The object of the game is to win. Hell, this is college football. If you go undefeated, there’s historical precedent for you just deciding you won a national championship. It happens all the time. In a weird year like this, with abbreviated schedules and chaos and teams driving across the country to play games on three days notice and a playoff structure that leaves half the teams out by policy, you couldn’t have argued with a non-power team that decided, hey, we beat everyone we played, we were champions.
Except there are only two undefeated teams left in all of the FBS, and they’re traditional powers who play next week for the championship. The one championship.

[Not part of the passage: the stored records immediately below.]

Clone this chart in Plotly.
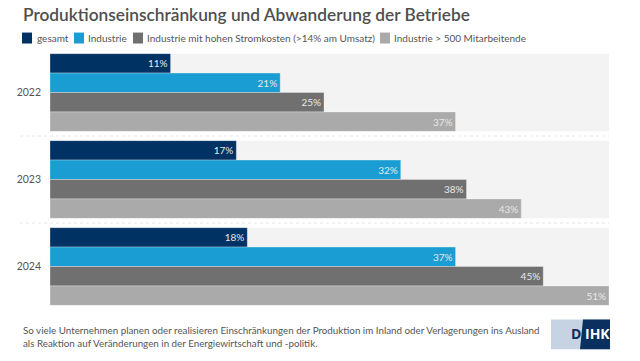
import plotly.graph_objects as go

years = ["2022", "2023", "2024"]
series_names = ["gesamt", "Industrie", "Industrie mit hohen Stromkosten (>14% am Umsatz)", "Industrie > 500 Mitarbeitende"]
gesamt = [11, 17, 18]
industrie = [21, 32, 37]
stromkosten = [25, 38, 45]
mitarbeitende = [37, 43, 51]
values = [gesamt, industrie, stromkosten, mitarbeitende]
colors = ["#003263", "#1a9dd3", "#707070", "#aaaaaa"]

W, H = 640, 361
# plot area in window pixels: x 50..609, y 48.5..310.5
L, R, T, B = 50, 640 - 609, 48.5, 361 - 310.5
PW, PH = W - L - R, H - T - B

def px(x):
    return (x - L) / PW

def py(y):
    return (H - B - y) / PH

FONT = "Lato"
TXT = "#555555"

fig = go.Figure()
for name, vals, col in zip(series_names, values, colors):
    fig.add_trace(go.Bar(
        y=years, x=vals, name=name, orientation="h",
        marker=dict(color=col, line=dict(color="rgba(255,255,255,0.5)", width=0.6)),
        text=[f"{v}%" for v in vals], textposition="inside", insidetextanchor="end",
        textfont=dict(color="#e8e8e8", size=10, family=FONT),
        showlegend=False, hoverinfo="skip",
    ))

shapes = []
bargap = 0.107
xmax = 51
for i, _ in enumerate(years):
    shapes.append(dict(type="rect", xref="x", yref="y", x0=0, x1=xmax,
                       y0=i - (1 - bargap) / 2, y1=i + (1 - bargap) / 2,
                       fillcolor="#f3f3f3", line=dict(width=0), layer="below"))
for i in range(len(years) - 1):
    shapes.append(dict(type="line", xref="paper", yref="y", x0=px(20), x1=1,
                       y0=i + 0.5, y1=i + 0.5,
                       line=dict(color="#e6e6e6", width=1, dash="dot")))

# logo
shapes.append(dict(type="rect", xref="paper", yref="paper", x0=px(551), x1=px(610),
                   y0=py(350), y1=py(320), fillcolor="#c5d3e2", line=dict(width=0)))
shapes.append(dict(type="path", xref="paper", yref="paper",
                   path=f"M {px(583)},{py(320)} L {px(610)},{py(320)} L {px(610)},{py(350)} L {px(580)},{py(350)} Z",
                   fillcolor="#0b2f5e", line=dict(width=0)))

annotations = []
# title
annotations.append(dict(text="Produktionseinschränkung und Abwanderung der Betriebe",
                        xref="paper", yref="paper", x=px(21), y=py(13.5), xanchor="left", yanchor="middle",
                        showarrow=False, font=dict(family=FONT, size=17.3, color="#4f4f4f", weight=600)))
# legend
sq_x = [22, 74, 133, 380]
tx_x = [35, 86, 145, 392]
for name, col, sx, tx in zip(series_names, colors, sq_x, tx_x):
    shapes.append(dict(type="rect", xref="paper", yref="paper", x0=px(sx), x1=px(sx + 10),
                       y0=py(43), y1=py(32), fillcolor=col, line=dict(width=0)))
    annotations.append(dict(text=name, xref="paper", yref="paper", x=px(tx), y=py(37.5),
                            xanchor="left", yanchor="middle", showarrow=False,
                            font=dict(family=FONT, size=10, color=TXT)))
# footer
annotations.append(dict(text="So viele Unternehmen planen oder realisieren Einschränkungen der Produktion im Inland oder Verlagerungen ins Ausland<br>als Reaktion auf Veränderungen in der Energiewirtschaft und -politik.",
                        xref="paper", yref="paper", x=px(21), y=py(337), xanchor="left", yanchor="middle",
                        align="left", showarrow=False, font=dict(family=FONT, size=9.8, color=TXT)))
# logo text
annotations.append(dict(text="<b>D</b>", xref="paper", yref="paper", x=px(583), y=py(334), xanchor="right",
                        yanchor="middle", showarrow=False, font=dict(family="Open Sans", size=14, color="#0b2f5e")))
annotations.append(dict(text="<b>IHK</b>", xref="paper", yref="paper", x=px(583), y=py(334), xanchor="left",
                        yanchor="middle", showarrow=False, font=dict(family="Open Sans", size=14, color="#ffffff")))

fig.update_layout(
    width=W, height=H,
    margin=dict(l=L, r=R, t=T, b=B, pad=0),
    paper_bgcolor="white", plot_bgcolor="white",
    barmode="group", bargap=bargap, bargroupgap=0,
    shapes=shapes, annotations=annotations,
    xaxis=dict(range=[0, xmax], visible=False, fixedrange=True),
    yaxis=dict(autorange="reversed", showgrid=False, zeroline=False, showline=False,
               ticks="", ticklabelstandoff=8, fixedrange=True,
               tickfont=dict(family=FONT, size=10.5, color=TXT)),
    font=dict(family=FONT),
    hovermode=False,
)

# remove the browser's default 8px body margin so the figure fills the window
fig.write_html("out.html", config=dict(displayModeBar=False),
               post_script="document.body.style.margin='0';document.body.style.overflow='hidden';")
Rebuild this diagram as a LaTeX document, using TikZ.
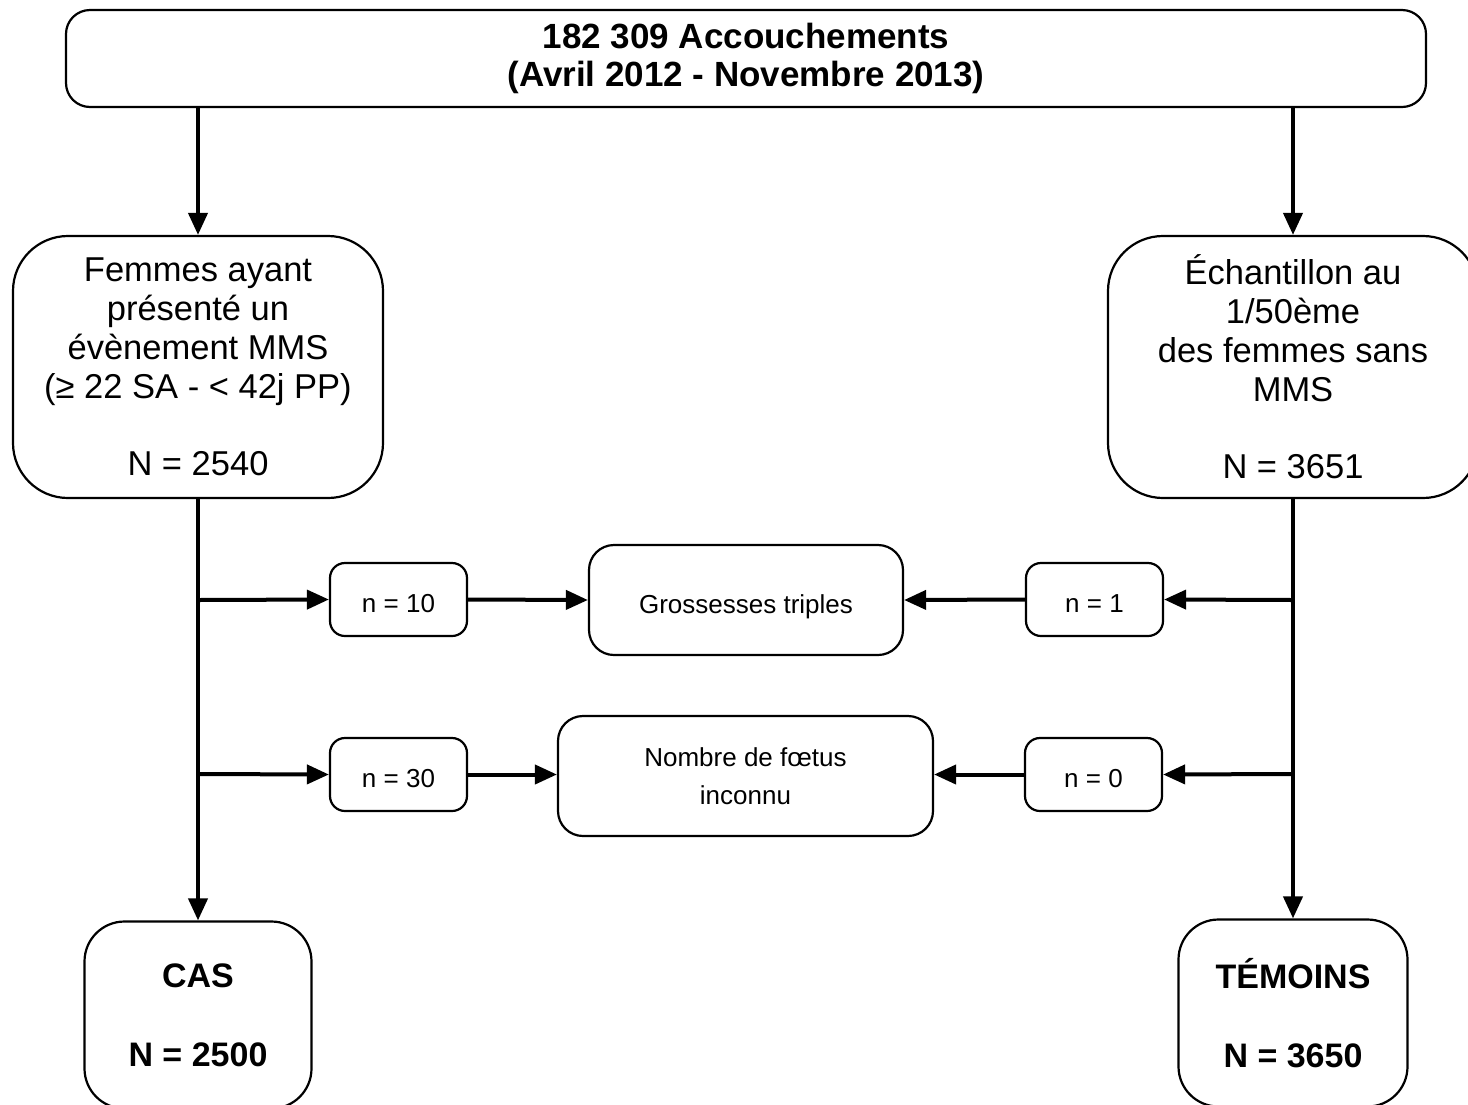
\documentclass[tikz,border=0pt]{standalone}
\usepackage{fontspec}
\setmainfont{Liberation Sans}
\usetikzlibrary{arrows.meta}
\begin{document}
\begin{tikzpicture}[x=1pt,y=-1pt,
  box/.style={draw, line width=2.2pt, rectangle, inner sep=0pt, align=center},
  bigbox/.style={box, rounded corners=55pt, minimum width=370pt, minimum height=262pt,
    font=\fontsize{34.5}{38.8}\selectfont},
  endbox/.style={box, rounded corners=40pt, minimum height=187pt,
    font=\bfseries\fontsize{34}{39.5}\selectfont},
  countbox/.style={box, rounded corners=15pt, minimum width=137pt, minimum height=73pt,
    text height=26pt, text depth=0pt, font=\fontsize{26}{38}\selectfont},
  reasonbox/.style={box, rounded corners=25pt, font=\fontsize{26}{38}\selectfont},
  flow/.style={line width=4pt, -{Triangle[length=22pt,width=19pt]}},
]
\useasboundingbox (0,0) rectangle (1468,1104);
\clip (0,0) rectangle (1468,1104);

% source population
\node[box, rounded corners=24pt, minimum width=1360pt, minimum height=97pt,
  font=\bfseries\fontsize{35}{38}\selectfont] (top) at (746,58.5)
  {182 309 Accouchements\\(Avril 2012 - Novembre 2013)};

% the two study groups
\node[bigbox] (mms) at (198,367)
  {Femmes ayant\\présenté un\\évènement MMS\\(≥ 22 SA - < 42j PP)\\[38.8pt]N = 2540};
\node[bigbox] (ech) at (1293,367)
  {Échantillon au\\1/50ème\\des femmes sans\\MMS\\[38.8pt]N = 3651};

% final groups
\node[endbox, minimum width=227pt] (cas) at (198,1015) {CAS\\[39.5pt]N = 2500};
\node[endbox, minimum width=229pt] (tem) at (1293,1013) {TÉMOINS\\[39.5pt]N = 3650};

% exclusions
\node[countbox] (n10) at (398.5,599.5) {n = 10};
\node[countbox] (n1) at (1094.5,599.5) {n = 1};
\node[countbox] (n30) at (398.5,774.5) {n = 30};
\node[countbox] (n0) at (1093.5,774.5) {n = 0};
\node[reasonbox, minimum width=314pt, minimum height=110pt,
  text height=26pt, text depth=0pt] (gros) at (746,600) {Grossesses triples};
\node[reasonbox, minimum width=375pt, minimum height=120pt] (nomb) at (745.5,776)
  {Nombre de fœtus\\inconnu};

% branch points on the vertical trunks
\coordinate (jl1) at (198,600);
\coordinate (jl2) at (198,774);
\coordinate (jr1) at (1293,600);
\coordinate (jr2) at (1293,774);

% connectors
\draw[flow] (top.south -| mms) -- (mms.north);
\draw[flow] (top.south -| ech) -- (ech.north);
\draw[flow] (mms.south) -- (cas.north -| mms.south);
\draw[flow] (ech.south) -- (tem.north -| ech.south);

\draw[flow] (jl1) -- (n10.west);
\draw[flow] (n10.east) -- (gros.west);
\draw[flow] (jl2) -- (n30.west);
\draw[flow] (n30.east) -- (nomb.west |- n30.east);

\draw[flow] (jr1) -- (n1.east);
\draw[flow] (n1.west) -- (gros.east);
\draw[flow] (jr2) -- (n0.east);
\draw[flow] (n0.west) -- (nomb.east |- n0.west);
\end{tikzpicture}
\end{document}
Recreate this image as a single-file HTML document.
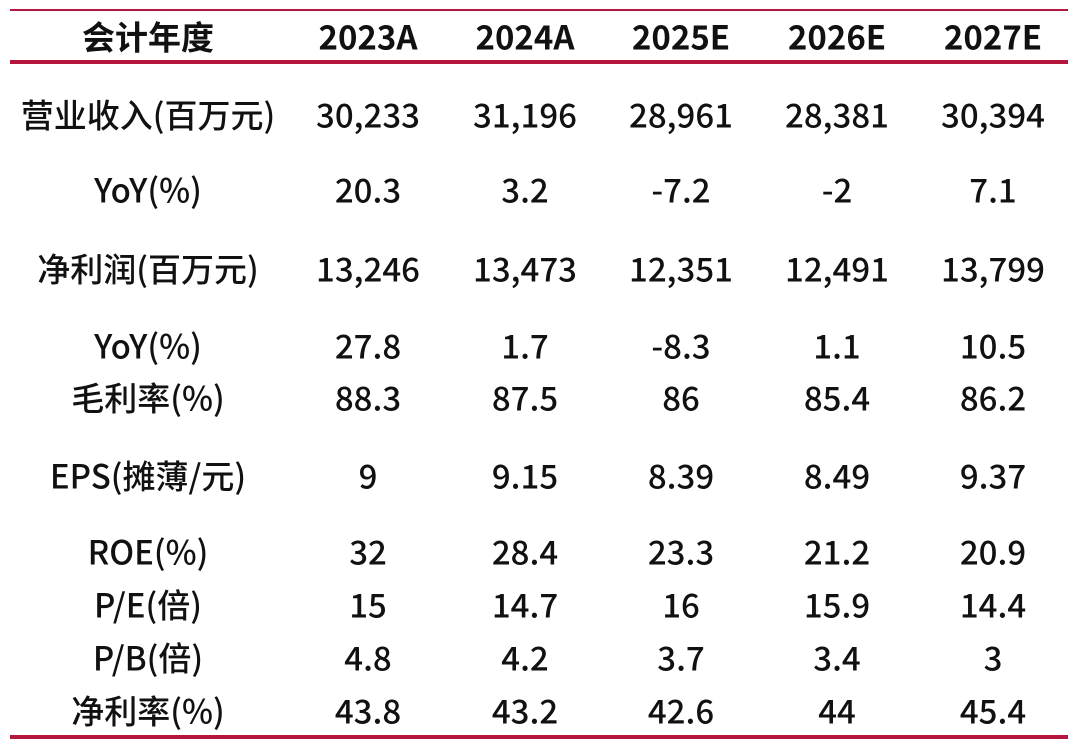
<!DOCTYPE html>
<html><head><meta charset="utf-8"><style>
body{margin:0;width:1080px;height:748px;background:#fff;position:relative;overflow:hidden;font-family:"Noto Sans CJK SC","Liberation Sans",sans-serif;color:#111}
.l{position:absolute;left:10px;width:1058px;background:#b5163d}
.c{position:absolute;transform:translate(-50%,-50%);white-space:nowrap;font-size:33px;font-weight:500;line-height:1}
.h{font-weight:bold;font-size:33px}
</style></head><body>
<div class="l" style="top:9px;height:2px"></div>
<div class="l" style="top:60px;height:4px"></div>
<div class="l" style="top:735px;height:4px"></div>
<div id="t"></div>
<script>
var xs=[148,368,525,681,837,993];
var rows=[[36,["会计年度","2023A","2024A","2025E","2026E","2027E"]],
[114,["营业收入(百万元)","30,233","31,196","28,961","28,381","30,394"]],
[189,["YoY(%)","20.3","3.2","-7.2","-2","7.1"]],
[268,["净利润(百万元)","13,246","13,473","12,351","12,491","13,799"]],
[345,["YoY(%)","27.8","1.7","-8.3","1.1","10.5"]],
[397,["毛利率(%)","88.3","87.5","86","85.4","86.2"]],
[475,["EPS(摊薄/元)","9","9.15","8.39","8.49","9.37"]],
[551,["ROE(%)","32","28.4","23.3","21.2","20.9"]],
[604,["P/E(倍)","15","14.7","16","15.9","14.4"]],
[657,["P/B(倍)","4.8","4.2","3.7","3.4","3"]],
[710,["净利率(%)","43.8","43.2","42.6","44","45.4"]]];
var h="";rows.forEach(function(r,i){r[1].forEach(function(t,j){h+='<div class="c'+(i==0?' h':'')+'" style="left:'+xs[j]+'px;top:'+r[0]+'px">'+t+'</div>';});});
document.getElementById("t").innerHTML=h;
</script>
</body></html>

That’s not to say the seasons had by Cincinnati, Coastal Carolina, Louisiana, San Jose State, BYU and, I guess, Liberty weren’t great. They just weren’t national championship years. Maybe next year.
Games That Happened
Thursday
Ball State 34, San Jose State 13
The Cardinals weren’t really the talk of the MAC for much of the year but emerged with a MAC title and their first-ever bowl win. In doing so they prevented SJSU from going unbeaten. How this game played out, boy howdy. Ball State scored four touchdowns in the first quarter, an interception return for a touchdown by Antonio Phillips and short rushing touchdowns by Will Jones, Tye Evans and Drew Plitt. Plitt threw a 48-yard touchdown pass in the third quarter to Yo’Heinz Tyler to put Ball State up 34-0. SJSU’s garbage time redemption started on the ensuing kickoff, run back for a touchdown by Charlie Bostic, and then Nick Starkel got on the stat sheet with a touchdown pass to Jermaine Braddock as the game was damn near over.
West Virginia 24, Army 21
Army got three touchdown runs from Tyhier Tyler but West Virginia mounted a comeback to take the lead with five minutes left and Army’s attempts to answer ended with a missed field goal and an interception. Here’s a quirk of Army football: Christian Anderson hadn’t missed a pass until that last drive, when he threw an incompletion and then the pick on fourth down. Half of his pass attempts came on that drive.
Mississippi State 28, Tulsa 26
You’re telling me the Armed Forces Bowl devolved into gratuitous violence?
Two things resulted from this: First, a lot of people made references to that famous line from Dr. Strangelove. Second, people debated whose fault the brawl was. Every brawl is everybody’s fault. This is a game where people hit each other and walk away dozens of times a day. That said, the guy from Mississippi State who was kicking a guy? That ain’t right.
Oh, yeah, there was a football game.
Mississippi State got a 90-yard interception return for a touchdown in the third quarter that gave them an eight point lead, Tulsa responded with a touchdown run from Corey Taylor but failed to get the two-point conversion, and that proved to be the difference in the game.
Friday
Georgia 24, Cincinnati 21
Georgia, playing their usual home game during bowl season, got a solid performance from J.T. Daniels and a furious fourth-quarter comeback to end Cincinnati’s undefeated season. Desmond Ridder threw two touchdown passes and Jerome Ford had one big run for the Bearcats, who struggled to put together a rushing attack in the absence of Gerrid Doaks. UGA kicked a 53-yard field goal with three seconds left to take a one-point lead, and Ridder was sacked for a safety during the last desperation play to settle the final margin.
At one point Cincinnati was up 21-10, but they couldn’t put the Bulldogs away. A lot of that can be blamed on the running game. Cincy managed 99 yards, but 79 of those came on Ford’s touchdown run a couple plays into the third quarter. Sure, Georgia only had 45 rushing yards, but they nearly doubled the Bearcats’ passing total. Georgia’s defensive front played a hell of a game, racking up eight sacks, drawing several key false start penalties with a nerve-wracking lateral shift, all-in-all getting in Ridder’s face and blowing up plays behind the line of scrimmage. Late in the game, it seemed like every time Cincinnati ran a play they went backwards. If they got within five yards of the first down marker, a penalty knocked them back. It was rough. You wonder what this game would’ve looked like with Doaks playing, but it’s also not like Georgia had all their players.
In any case, Cincinnati deserved to be there. Any number of plays could’ve spurred them to a win. But it doesn’t always work out.
And as for the people who thought, well, Cincinnati lost this game, so that’ll hurt their chances of getting into the playoff if they have another undefeated season next year, I simply disagree. No matter what Cincinnati does next year, those chances are still zero. At least with the way the committee currently makes decisions. This was just a football game between a team that has lost every chance it’s ever had at a title in the last 40 years and one that has never gotten one. The former won.